An Alternate Universe
Friday, October 08, 2010
People often ask why I do not join a community built for cripples (actually they say “individuals with physical limitations” but the stigma is still the same). I have trouble finding friends who also have physical disabilities and when possible, usually find it best to look at a person not for what he can or cannot do, but rather, who he is or isn’t. In this way, disabilities are the last thing that enter into my mind when examining the qualities of a particular individual. Many I speak to often find this point frustrating, occasionally to the point of hypocrisy. For me, it is simply, life.
I was never raised to be disabled. Growing up, my family did everything to keep me out of an extremely flawed special education system. Even today, the United Nations report that only three percent of all people with physical disabilities in the world are able to read. (http://www.un.org/disabilities/default.asp?id=18) Among women, that goes down to just one percent. This means that out of four hundred disabled women in the world, only one of them is literate. If this shocks you, I’m not surprised. It is shocking. Our world is blissfully unaware of what living conditions are like world wide for people with disabilities.
Recently I saw a report from the mayor of London analyzing the learning conditions of persons with in a city some consider the world’s capital. The title alluded to the idea that people with physical limitations almost live in a different city than London. Being unable to use a form of mass transit such as the London Underground and unable to access many of the neighborhood shops on any high street, people who have any sort of physical limitation know a very different London than those who are able bodied. Transportation is slower, stores with narrow aisles a bigger challenge, invasive even, and the looks from people on the street will often send individuals back inside their houses in order to avoid hostile environments.
But being disabled does not stop with environmental issues. As in any civil rights battle, the problem is steeper and more complex than one would care to imagine. When I was growing up I heard over and over again, “Be patient with yourself” and “take it slow.” Now why I would ever want to slow down when it took me and hour and a half to get dressed that morning is beyond me. However, taking it slow often gets transformed into setting lower goals for individuals with disabilities. It means taking it easy rather than slowly chipping away at a complex algebra problem. Some things, particularly in education cannot be rushed but more often than not the goal post for disabled individuals is removed entirely so that a substandard type of performance becomes acceptable lessening the amount of homework problems, showing the student that he should only have to read the Cliff Notes rather than the whole book, or even insisting that a book is too difficult for a student to read are all common occurrences for someone who was raised to think of himself as physically disabled and therefore expected to take no initiative in his own life. Thus, more often than not, the great schism which faces individuals with physical limitations is not the level of access in their environment but it is their submission to a type of institutionalization which works for societies comfort rather than the students good.

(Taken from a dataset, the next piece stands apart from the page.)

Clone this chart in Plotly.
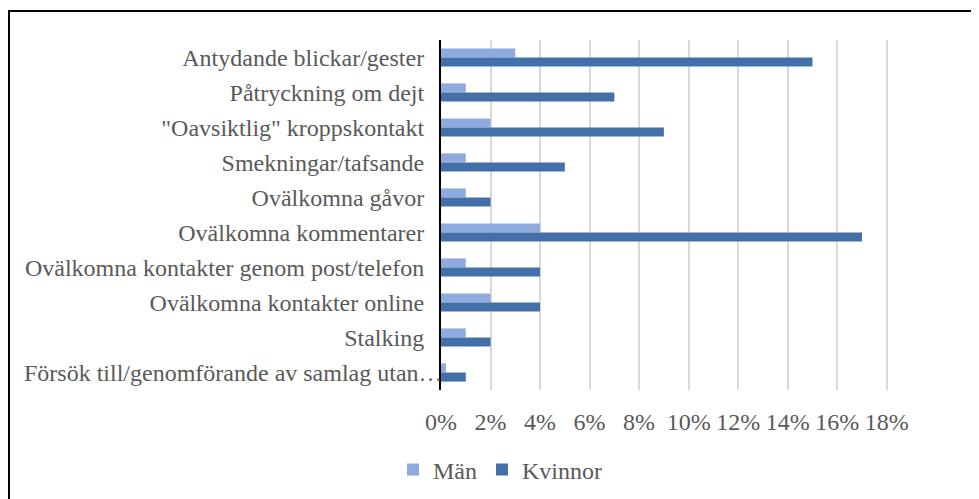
import plotly.graph_objects as go

categories = [
    "Antydande blickar/gester",
    "Påtryckning om dejt",
    "\"Oavsiktlig\" kroppskontakt",
    "Smekningar/tafsande",
    "Ovälkomna gåvor",
    "Ovälkomna kommentarer",
    "Ovälkomna kontakter genom post/telefon",
    "Ovälkomna kontakter online",
    "Stalking",
    "Försök till/genomförande av samlag utan…",
]
man_values = [3, 1, 2, 1, 1, 4, 1, 2, 1, 0.2]
kvinnor_values = [15, 7, 9, 5, 2, 17, 4, 4, 2, 1]
x_ticks = [0, 2, 4, 6, 8, 10, 12, 14, 16, 18]
x_tick_labels = [f"{v}%" for v in x_ticks]

# page has an 8px body margin, so the figure is 8px smaller than the window
W, H = 971, 491
L, R, T, B = 433, 91, 32, 109
pw, ph = W - L - R, H - T - B

font = dict(family="Liberation Serif", size=24, color="#595959")

fig = go.Figure()
fig.add_trace(go.Bar(y=categories, x=man_values, name="Män", orientation="h",
                     marker=dict(color="#8FAADC", line=dict(width=0))))
fig.add_trace(go.Bar(y=categories, x=kvinnor_values, name="Kvinnor", orientation="h",
                     marker=dict(color="#4470AA", line=dict(width=0))))

def px_to_paper_x(px):
    return (px - L) / pw

def px_to_paper_y(py):
    return (H - B - py) / ph

fig.add_shape(type="rect", xref="paper", yref="paper",
              x0=px_to_paper_x(1), x1=px_to_paper_x(1000),
              y0=px_to_paper_y(520), y1=px_to_paper_y(3),
              line=dict(color="black", width=2), fillcolor="rgba(0,0,0,0)", layer="above")

# the truncated last label overhangs the axis line in the original, so draw it as an annotation
y_tick_text = categories[:-1] + [""]
fig.add_annotation(text=categories[-1], xref="paper", yref="y", x=0, y=categories[-1],
                   xanchor="right", yanchor="middle", xshift=4, showarrow=False, font=font)

fig.update_layout(
    width=W, height=H,
    margin=dict(l=L, r=R, t=T, b=B, pad=0, autoexpand=False),
    paper_bgcolor="white", plot_bgcolor="white",
    barmode="group", bargap=0.48, bargroupgap=0,
    font=font,
    showlegend=True,
    legend=dict(orientation="h", xref="container", yref="container",
                x=385 / W, y=1 - 462 / H, xanchor="left", yanchor="middle",
                font=font, traceorder="normal", itemwidth=30),
    xaxis=dict(range=[0, 18.05], tickmode="array", tickvals=x_ticks, ticktext=x_tick_labels,
               showgrid=True, gridcolor="#D9D9D9", gridwidth=2,
               zeroline=False, showline=False, automargin=False,
               ticks="outside", ticklen=10, tickcolor="rgba(0,0,0,0)",
               tickfont=font, fixedrange=True),
    yaxis=dict(autorange="reversed", tickmode="array", tickvals=categories, ticktext=y_tick_text,
               showline=True, linecolor="black", linewidth=2,
               showgrid=False, zeroline=False, automargin=False,
               ticks="outside", ticklen=10, tickcolor="rgba(0,0,0,0)",
               tickfont=font, fixedrange=True),
)

fig.write_html("out.html")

As has been the case with civil rights issues in the past, this false education and insistence that individuals with disabilities are helpless is more detrimental than any staircase or missing form of public transit. It is through the educational system that individuals with disabilities are still often given different books, different classes, different teachers, and different expectations which causes the schism between the fully able bodied world and the disabled world to continue year after year after year. By insisting that the disabled world is somehow separate (nobody said anything about equal) from the way fully able bodied people live their lives means that there will always innately be that division between different people. Inevitably by keeping any population separated, society ensures that they are marginalized. The mayor of London is right, living in London with a physical disability means living in an entirely different city than Londoners who are able to get about without much thought. Perhaps this is why I am so impatient when well meaning individuals tell me to take it slow. It takes me so long to get to my destination in the first place, if I were to take it slow I fear that my world would stop altogether.